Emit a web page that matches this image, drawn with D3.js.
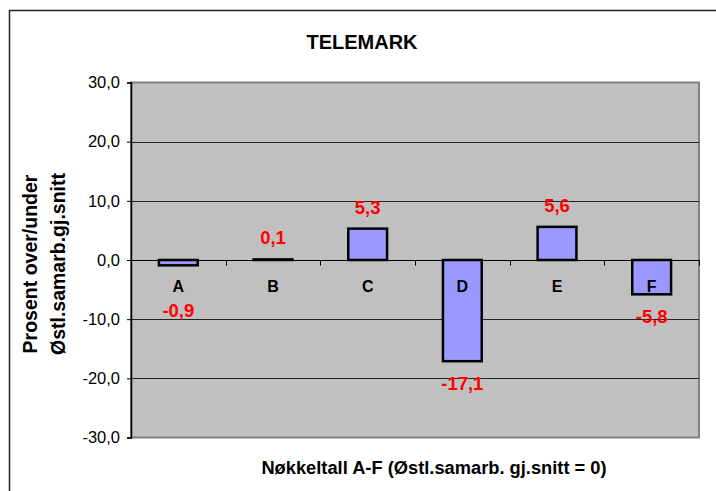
<!DOCTYPE html>
<html>
<head>
<meta charset="utf-8">
<script src="https://cdn.jsdelivr.net/npm/d3@7"></script>
<style>
  body { margin: 0; background: #fff; }
  text { font-family: "Liberation Sans", Arial, sans-serif; }
</style>
</head>
<body id="viz">
<script>
// Data
categories = ["A", "B", "C", "D", "E", "F"]
values = [-0.9, 0.1, 5.3, -17.1, 5.6, -5.8]
y_ticks = [30, 20, 10, 0, -10, -20, -30]
title_text = "TELEMARK"
y_title_lines = ["Prosent over/under", "Østl.samarb.gj.snitt"]
x_title_text = "Nøkkeltall A-F (Østl.samarb. gj.snitt = 0)"

// Layout
svg_width = 716
svg_height = 491
plot = {left: 131, right: 699, top: 82.5, bottom: 437.5}

svg = d3.select("body#viz")
    .append("svg")
    .attr("width", svg_width)
    .attr("height", svg_height)

// outer chart border (runs off right/bottom edge)
svg.append("path")
    .attr("d", "M9.5,491 V10.5 H716")
    .style("fill", "none")
    .style("stroke", "#222")
    .style("stroke-width", 1.5)

var x = d3.scaleBand()
    .domain(categories)
    .range([plot.left, plot.right])
    .paddingInner(0.59)
    .paddingOuter(0.295)

var y = d3.scaleLinear()
    .domain([-30, 30])
    .range([plot.bottom, plot.top])

var fmt = function(v) { return d3.format(".1f")(v).replace(".", ",").replace("−", "-") }

// plot area
svg.append("rect")
    .attr("x", plot.left)
    .attr("y", plot.top)
    .attr("width", plot.right - plot.left)
    .attr("height", plot.bottom - plot.top)
    .attr("fill", "#c0c0c0")
    .style("stroke", "#808080")
    .style("stroke-width", 2)

// gridlines
svg.append("g")
  .selectAll("line")
  .data(y_ticks.filter(function(d) { return d != 30 && d != -30 && d != 0 }))
  .enter().append("line")
    .attr("x1", plot.left)
    .attr("x2", plot.right)
    .attr("y1", function(d) { return Math.round(y(d)) + 0.5 })
    .attr("y2", function(d) { return Math.round(y(d)) + 0.5 })
    .style("stroke", "#222")
    .style("stroke-width", 1)

// y axis
var yAxis = d3.axisLeft(y)
    .tickValues(y_ticks)
    .tickSize(4)
    .tickPadding(7)
    .tickFormat(fmt)

var yg = svg.append("g")
    .attr("transform", "translate(" + plot.left + ",0)")
    .call(yAxis)
yg.select(".domain").style("stroke", "#000").style("stroke-width", 1.5)
yg.selectAll(".tick line").style("stroke", "#000")
yg.selectAll(".tick text")
    .style("font-size", "16.5px")
    .style("font-family", "'Liberation Sans', Arial, sans-serif")
    .style("fill", "#000")

// x axis at zero
var y0 = Math.round(y(0)) + 0.5
var bounds = d3.range(categories.length + 1).map(function(i) { return plot.left + i * x.step() })

svg.append("line")
    .attr("x1", plot.left)
    .attr("x2", plot.right)
    .attr("y1", y0)
    .attr("y2", y0)
    .style("stroke", "#000")
    .style("stroke-width", 1)

svg.append("g")
  .selectAll("line")
  .data(bounds)
  .enter().append("line")
    .attr("x1", function(d) { return Math.round(d) + 0.5 })
    .attr("x2", function(d) { return Math.round(d) + 0.5 })
    .attr("y1", y0)
    .attr("y2", y0 + 5)
    .style("stroke", "#000")

// bars
svg.append("g")
  .selectAll("rect")
  .data(values)
  .enter().append("rect")
    .attr("x", function(d, i) { return x(categories[i]) })
    .attr("y", function(d) { return y(Math.max(0, d)) })
    .attr("width", x.bandwidth())
    .attr("height", function(d) { return Math.abs(y(d) - y(0)) })
    .attr("fill", "#9999ff")
    .style("stroke", "#000")
    .style("stroke-width", 2.5)

// category labels
svg.append("g")
  .selectAll("text")
  .data(categories)
  .enter().append("text")
    .attr("x", function(d) { return x(d) + x.bandwidth() / 2 })
    .attr("y", y(0) + 32)
    .attr("text-anchor", "middle")
    .style("font-size", "16px")
    .style("font-weight", "bold")
    .style("fill", "#000")
    .text(function(d) { return d })

// value labels
svg.append("g")
  .selectAll("text")
  .data(values)
  .enter().append("text")
    .attr("x", function(d, i) { return x(categories[i]) + x.bandwidth() / 2 })
    .attr("y", function(d) {
      if (d >= 0) return y(d) - 15
      return Math.max(y(d) + 29, y(0) + 57)
    })
    .attr("text-anchor", "middle")
    .style("font-size", "18.5px")
    .style("font-weight", "bold")
    .style("fill", "#ff0000")
    .text(function(d) { return fmt(d) })

// title
svg.append("text")
    .attr("x", 362)
    .attr("y", 49)
    .attr("text-anchor", "middle")
    .style("font-size", "20px")
    .style("font-weight", "bold")
    .text(title_text)

// y axis title
svg.append("g")
  .selectAll("text")
  .data(y_title_lines)
  .enter().append("text")
    .attr("transform", function(d, i) { return "translate(" + (37 + i * 28) + ",264) rotate(-90)" })
    .attr("text-anchor", "middle")
    .style("font-size", "19.5px")
    .style("font-weight", "bold")
    .text(function(d) { return d })

// x axis title
svg.append("text")
    .attr("x", 434)
    .attr("y", 474)
    .attr("text-anchor", "middle")
    .style("font-size", "18.3px")
    .style("font-weight", "bold")
    .text(x_title_text)
</script>
</body>
</html>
········
Give again, word for word, every line from the top of the data above to the line holding "var fmt = function(v)", inclusive, with the pictures left out.

**Written response:**
Emit a web page that matches this image, drawn with D3.js.
<!DOCTYPE html>
<html>
<head>
<meta charset="utf-8">
<script src="https://cdn.jsdelivr.net/npm/d3@7"></script>
<style>
  body { margin: 0; background: #fff; }
  text { font-family: "Liberation Sans", Arial, sans-serif; }
</style>
</head>
<body id="viz">
<script>
// Data
categories = ["A", "B", "C", "D", "E", "F"]
values = [-0.9, 0.1, 5.3, -17.1, 5.6, -5.8]
y_ticks = [30, 20, 10, 0, -10, -20, -30]
title_text = "TELEMARK"
y_title_lines = ["Prosent over/under", "Østl.samarb.gj.snitt"]
x_title_text = "Nøkkeltall A-F (Østl.samarb. gj.snitt = 0)"

// Layout
svg_width = 716
svg_height = 491
plot = {left: 131, right: 699, top: 82.5, bottom: 437.5}

svg = d3.select("body#viz")
    .append("svg")
    .attr("width", svg_width)
    .attr("height", svg_height)

// outer chart border (runs off right/bottom edge)
svg.append("path")
    .attr("d", "M9.5,491 V10.5 H716")
    .style("fill", "none")
    .style("stroke", "#222")
    .style("stroke-width", 1.5)

var x = d3.scaleBand()
    .domain(categories)
    .range([plot.left, plot.right])
    .paddingInner(0.59)
    .paddingOuter(0.295)

var y = d3.scaleLinear()
    .domain([-30, 30])
    .range([plot.bottom, plot.top])

var fmt = function(v) { return d3.format(".1f")(v).replace(".", ",").replace("−", "-") }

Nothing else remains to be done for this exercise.